I have tested the charset="UTF-8" with all combinations of the following with no luck:

Possible solutions (https://github.com/pymssql/pymssql/issues/725):

We use the Danish_Norwegian_CI_AS on our server, so all new tables and columns will be created with non-unicode supporting varchar types by default. So a solution that works independently of collation and with varchar might be optimal.

treysp commented 4 months ago

Hello - could you try specifying the charset key in your connection configuration to one of the working character sets? https://sqlmesh.readthedocs.io/en/stable/integrations/engines/mssql/

JonasDavisFondene commented 4 months ago

Oh wow, there's a config for that! :) I had it hardcoded here in my local files for a temp workaround: https://github.com/TobikoData/sqlmesh/blob/main/sqlmesh/core/config/connection.py#L980

I can confirm that setting the charset = "cp1252" in the gateway config works as well.

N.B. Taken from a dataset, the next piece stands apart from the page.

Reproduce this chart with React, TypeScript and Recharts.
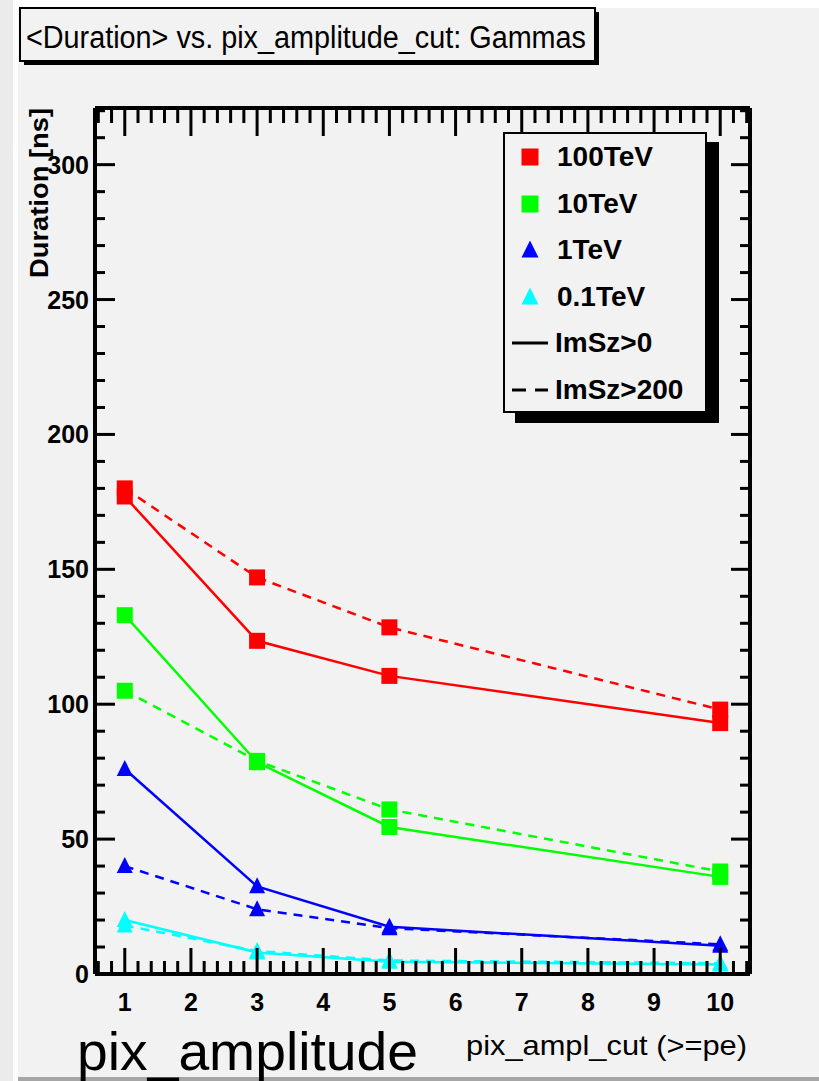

So I guess there's actually not a bug, and this issue can be closed.

Although, initially I would never had known that to fix the issue I just had to specify a little thing in the config, took me quite some time to figure out what was going on. So maybe some kind of warning or hint somewhere in the documentation for windows mssql users that specifying charset might be necessary?